## start

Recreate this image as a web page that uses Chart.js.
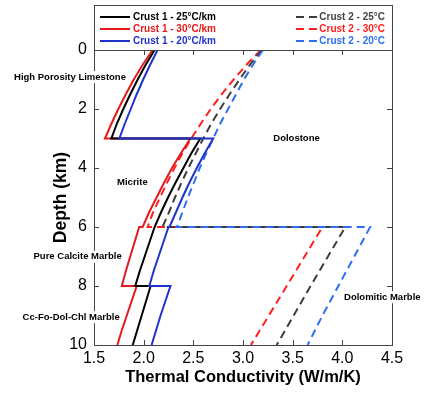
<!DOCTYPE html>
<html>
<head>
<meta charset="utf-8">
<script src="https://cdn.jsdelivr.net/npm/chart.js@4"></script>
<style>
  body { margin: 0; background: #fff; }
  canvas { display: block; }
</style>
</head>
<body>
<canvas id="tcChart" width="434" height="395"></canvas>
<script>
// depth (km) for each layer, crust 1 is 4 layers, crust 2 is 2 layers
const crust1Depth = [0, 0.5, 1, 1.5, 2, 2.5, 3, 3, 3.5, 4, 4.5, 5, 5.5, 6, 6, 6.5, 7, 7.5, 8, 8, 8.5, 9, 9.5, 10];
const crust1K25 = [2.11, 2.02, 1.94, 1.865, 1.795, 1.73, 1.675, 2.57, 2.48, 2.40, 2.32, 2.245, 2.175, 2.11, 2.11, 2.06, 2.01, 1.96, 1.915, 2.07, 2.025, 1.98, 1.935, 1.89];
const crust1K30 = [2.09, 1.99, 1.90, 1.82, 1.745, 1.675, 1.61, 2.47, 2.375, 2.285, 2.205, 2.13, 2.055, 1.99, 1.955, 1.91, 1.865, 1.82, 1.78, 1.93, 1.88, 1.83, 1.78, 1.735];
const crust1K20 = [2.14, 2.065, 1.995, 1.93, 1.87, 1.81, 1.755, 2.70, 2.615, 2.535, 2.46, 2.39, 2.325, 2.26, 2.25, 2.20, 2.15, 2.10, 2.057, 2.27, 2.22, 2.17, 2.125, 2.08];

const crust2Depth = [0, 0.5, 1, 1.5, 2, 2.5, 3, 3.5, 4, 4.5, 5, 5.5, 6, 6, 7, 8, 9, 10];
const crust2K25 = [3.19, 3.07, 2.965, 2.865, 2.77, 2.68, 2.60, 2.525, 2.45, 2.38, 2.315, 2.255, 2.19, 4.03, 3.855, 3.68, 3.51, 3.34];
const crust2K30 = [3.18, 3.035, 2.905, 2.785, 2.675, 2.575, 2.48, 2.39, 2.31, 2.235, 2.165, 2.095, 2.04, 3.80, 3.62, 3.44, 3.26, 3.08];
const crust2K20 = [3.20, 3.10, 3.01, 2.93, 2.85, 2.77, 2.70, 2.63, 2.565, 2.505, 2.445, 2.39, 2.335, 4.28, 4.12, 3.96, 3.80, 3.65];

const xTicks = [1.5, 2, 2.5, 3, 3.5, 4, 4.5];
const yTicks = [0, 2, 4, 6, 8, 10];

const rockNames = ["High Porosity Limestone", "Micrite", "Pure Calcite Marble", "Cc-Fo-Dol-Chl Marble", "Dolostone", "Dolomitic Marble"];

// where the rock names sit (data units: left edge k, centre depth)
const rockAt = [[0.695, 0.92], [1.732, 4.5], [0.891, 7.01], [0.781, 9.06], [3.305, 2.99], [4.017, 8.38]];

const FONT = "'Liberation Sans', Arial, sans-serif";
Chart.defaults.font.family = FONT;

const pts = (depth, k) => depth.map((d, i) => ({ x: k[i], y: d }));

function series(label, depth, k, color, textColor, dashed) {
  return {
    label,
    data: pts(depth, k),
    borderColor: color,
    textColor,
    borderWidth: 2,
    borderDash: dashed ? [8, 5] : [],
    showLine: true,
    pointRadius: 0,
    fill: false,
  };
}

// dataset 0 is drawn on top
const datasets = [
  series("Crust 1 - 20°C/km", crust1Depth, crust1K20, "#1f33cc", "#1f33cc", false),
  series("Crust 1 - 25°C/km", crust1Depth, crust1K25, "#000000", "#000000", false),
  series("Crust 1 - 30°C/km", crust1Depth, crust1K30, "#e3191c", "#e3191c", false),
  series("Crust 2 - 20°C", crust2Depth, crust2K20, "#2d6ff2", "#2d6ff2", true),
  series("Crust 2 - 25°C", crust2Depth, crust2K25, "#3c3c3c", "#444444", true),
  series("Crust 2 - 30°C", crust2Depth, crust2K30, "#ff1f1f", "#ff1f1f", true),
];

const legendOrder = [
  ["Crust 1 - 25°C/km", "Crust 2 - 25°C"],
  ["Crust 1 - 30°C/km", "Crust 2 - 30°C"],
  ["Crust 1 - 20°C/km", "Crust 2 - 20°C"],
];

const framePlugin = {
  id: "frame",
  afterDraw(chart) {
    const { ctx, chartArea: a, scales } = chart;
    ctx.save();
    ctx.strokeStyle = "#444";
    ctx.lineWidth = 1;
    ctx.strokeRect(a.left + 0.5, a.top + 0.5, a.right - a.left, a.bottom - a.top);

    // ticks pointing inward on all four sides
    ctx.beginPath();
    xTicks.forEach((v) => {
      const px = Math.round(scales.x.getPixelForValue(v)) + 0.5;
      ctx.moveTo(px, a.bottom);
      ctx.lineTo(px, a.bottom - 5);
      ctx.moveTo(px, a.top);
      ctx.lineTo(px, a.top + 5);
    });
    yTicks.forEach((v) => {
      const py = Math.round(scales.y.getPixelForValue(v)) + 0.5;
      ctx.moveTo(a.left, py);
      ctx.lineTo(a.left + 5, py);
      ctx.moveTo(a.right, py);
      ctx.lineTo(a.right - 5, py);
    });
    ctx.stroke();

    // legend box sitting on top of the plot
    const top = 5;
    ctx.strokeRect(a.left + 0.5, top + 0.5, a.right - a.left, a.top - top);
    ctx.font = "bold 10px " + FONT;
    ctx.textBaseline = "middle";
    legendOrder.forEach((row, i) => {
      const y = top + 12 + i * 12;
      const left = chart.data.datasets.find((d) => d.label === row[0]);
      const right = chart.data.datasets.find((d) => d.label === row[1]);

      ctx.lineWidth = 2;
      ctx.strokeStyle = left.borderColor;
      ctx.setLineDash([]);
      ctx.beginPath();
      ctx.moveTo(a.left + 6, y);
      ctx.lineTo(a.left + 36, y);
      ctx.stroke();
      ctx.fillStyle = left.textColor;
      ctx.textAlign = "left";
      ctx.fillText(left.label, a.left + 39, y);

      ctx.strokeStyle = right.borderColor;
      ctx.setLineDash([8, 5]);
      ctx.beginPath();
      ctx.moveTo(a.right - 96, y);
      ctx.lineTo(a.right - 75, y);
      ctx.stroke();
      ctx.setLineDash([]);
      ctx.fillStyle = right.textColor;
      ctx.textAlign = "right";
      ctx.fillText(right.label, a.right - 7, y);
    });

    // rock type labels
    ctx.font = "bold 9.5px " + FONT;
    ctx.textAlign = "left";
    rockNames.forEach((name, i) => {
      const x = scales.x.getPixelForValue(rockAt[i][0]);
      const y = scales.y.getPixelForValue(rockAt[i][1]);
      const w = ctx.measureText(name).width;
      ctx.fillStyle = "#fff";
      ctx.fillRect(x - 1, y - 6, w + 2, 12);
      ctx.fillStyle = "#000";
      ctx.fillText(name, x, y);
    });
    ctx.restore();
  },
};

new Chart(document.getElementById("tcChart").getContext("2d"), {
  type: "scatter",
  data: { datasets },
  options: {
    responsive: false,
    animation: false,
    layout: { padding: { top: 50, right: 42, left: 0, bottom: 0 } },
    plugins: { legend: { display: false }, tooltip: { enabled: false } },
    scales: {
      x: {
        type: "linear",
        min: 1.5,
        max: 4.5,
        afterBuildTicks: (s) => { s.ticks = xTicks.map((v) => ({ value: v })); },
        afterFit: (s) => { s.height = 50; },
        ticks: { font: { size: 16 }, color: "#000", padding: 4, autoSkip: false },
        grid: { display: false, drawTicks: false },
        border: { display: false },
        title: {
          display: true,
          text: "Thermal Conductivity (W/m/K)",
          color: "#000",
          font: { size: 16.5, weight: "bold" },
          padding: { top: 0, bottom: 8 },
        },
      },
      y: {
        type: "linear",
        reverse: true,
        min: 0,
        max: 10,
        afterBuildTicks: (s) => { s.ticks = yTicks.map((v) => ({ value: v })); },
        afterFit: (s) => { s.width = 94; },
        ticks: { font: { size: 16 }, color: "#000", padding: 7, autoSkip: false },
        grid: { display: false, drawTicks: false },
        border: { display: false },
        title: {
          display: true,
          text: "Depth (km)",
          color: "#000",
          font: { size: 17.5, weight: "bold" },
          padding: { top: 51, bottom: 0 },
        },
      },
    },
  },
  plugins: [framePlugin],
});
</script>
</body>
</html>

## end
## start

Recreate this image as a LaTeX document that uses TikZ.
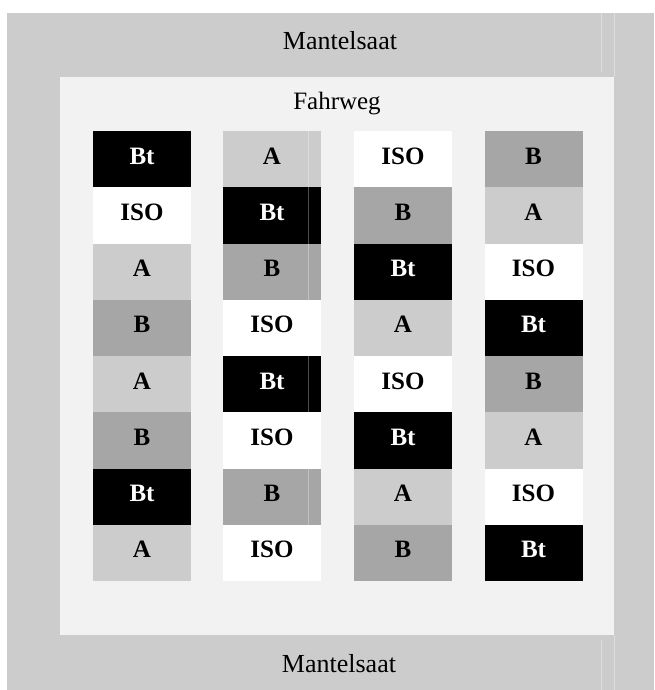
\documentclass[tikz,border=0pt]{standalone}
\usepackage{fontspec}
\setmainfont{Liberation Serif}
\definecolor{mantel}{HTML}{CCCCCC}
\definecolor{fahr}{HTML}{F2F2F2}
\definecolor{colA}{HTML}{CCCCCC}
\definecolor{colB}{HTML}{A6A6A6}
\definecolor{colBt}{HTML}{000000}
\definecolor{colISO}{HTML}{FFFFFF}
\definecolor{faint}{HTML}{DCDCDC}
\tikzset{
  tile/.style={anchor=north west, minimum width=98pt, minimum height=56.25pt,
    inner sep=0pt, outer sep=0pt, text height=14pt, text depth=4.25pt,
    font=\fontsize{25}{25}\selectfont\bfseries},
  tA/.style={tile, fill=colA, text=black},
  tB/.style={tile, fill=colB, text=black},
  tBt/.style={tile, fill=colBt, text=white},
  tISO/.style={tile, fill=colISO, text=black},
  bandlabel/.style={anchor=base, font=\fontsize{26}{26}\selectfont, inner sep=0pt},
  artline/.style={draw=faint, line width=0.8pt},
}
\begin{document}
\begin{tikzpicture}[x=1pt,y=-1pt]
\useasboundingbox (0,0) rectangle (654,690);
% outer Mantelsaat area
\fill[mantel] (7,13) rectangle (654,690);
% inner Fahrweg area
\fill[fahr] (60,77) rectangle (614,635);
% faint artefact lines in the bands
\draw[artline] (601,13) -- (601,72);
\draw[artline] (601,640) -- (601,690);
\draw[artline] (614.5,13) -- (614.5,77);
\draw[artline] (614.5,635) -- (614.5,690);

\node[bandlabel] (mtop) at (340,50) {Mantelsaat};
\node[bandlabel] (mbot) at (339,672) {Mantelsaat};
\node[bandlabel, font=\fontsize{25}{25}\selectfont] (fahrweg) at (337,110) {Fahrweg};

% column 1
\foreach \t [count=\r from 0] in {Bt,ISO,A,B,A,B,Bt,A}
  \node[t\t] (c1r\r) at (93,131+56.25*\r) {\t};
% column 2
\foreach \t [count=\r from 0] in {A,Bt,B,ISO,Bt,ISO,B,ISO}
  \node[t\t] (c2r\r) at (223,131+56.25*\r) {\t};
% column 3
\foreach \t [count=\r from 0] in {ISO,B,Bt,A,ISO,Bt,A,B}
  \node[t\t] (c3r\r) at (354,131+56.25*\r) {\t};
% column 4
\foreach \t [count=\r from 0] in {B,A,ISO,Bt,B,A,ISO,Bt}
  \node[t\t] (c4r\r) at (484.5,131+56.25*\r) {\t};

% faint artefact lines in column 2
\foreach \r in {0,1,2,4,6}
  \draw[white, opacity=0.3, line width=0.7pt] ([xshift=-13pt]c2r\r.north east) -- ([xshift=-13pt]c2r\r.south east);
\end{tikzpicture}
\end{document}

## end

**What is needed:**
Exactly the lines starting at the line containing "Recreate this image as a web" and ending at the line containing "2.17, 2.125, 2.08];" should be transcribed, both included; omit the pictures.

**Problem solution:**
Recreate this image as a web page that uses Chart.js.
<!DOCTYPE html>
<html>
<head>
<meta charset="utf-8">
<script src="https://cdn.jsdelivr.net/npm/chart.js@4"></script>
<style>
  body { margin: 0; background: #fff; }
  canvas { display: block; }
</style>
</head>
<body>
<canvas id="tcChart" width="434" height="395"></canvas>
<script>
// depth (km) for each layer, crust 1 is 4 layers, crust 2 is 2 layers
const crust1Depth = [0, 0.5, 1, 1.5, 2, 2.5, 3, 3, 3.5, 4, 4.5, 5, 5.5, 6, 6, 6.5, 7, 7.5, 8, 8, 8.5, 9, 9.5, 10];
const crust1K25 = [2.11, 2.02, 1.94, 1.865, 1.795, 1.73, 1.675, 2.57, 2.48, 2.40, 2.32, 2.245, 2.175, 2.11, 2.11, 2.06, 2.01, 1.96, 1.915, 2.07, 2.025, 1.98, 1.935, 1.89];
const crust1K30 = [2.09, 1.99, 1.90, 1.82, 1.745, 1.675, 1.61, 2.47, 2.375, 2.285, 2.205, 2.13, 2.055, 1.99, 1.955, 1.91, 1.865, 1.82, 1.78, 1.93, 1.88, 1.83, 1.78, 1.735];
const crust1K20 = [2.14, 2.065, 1.995, 1.93, 1.87, 1.81, 1.755, 2.70, 2.615, 2.535, 2.46, 2.39, 2.325, 2.26, 2.25, 2.20, 2.15, 2.10, 2.057, 2.27, 2.22, 2.17, 2.125, 2.08];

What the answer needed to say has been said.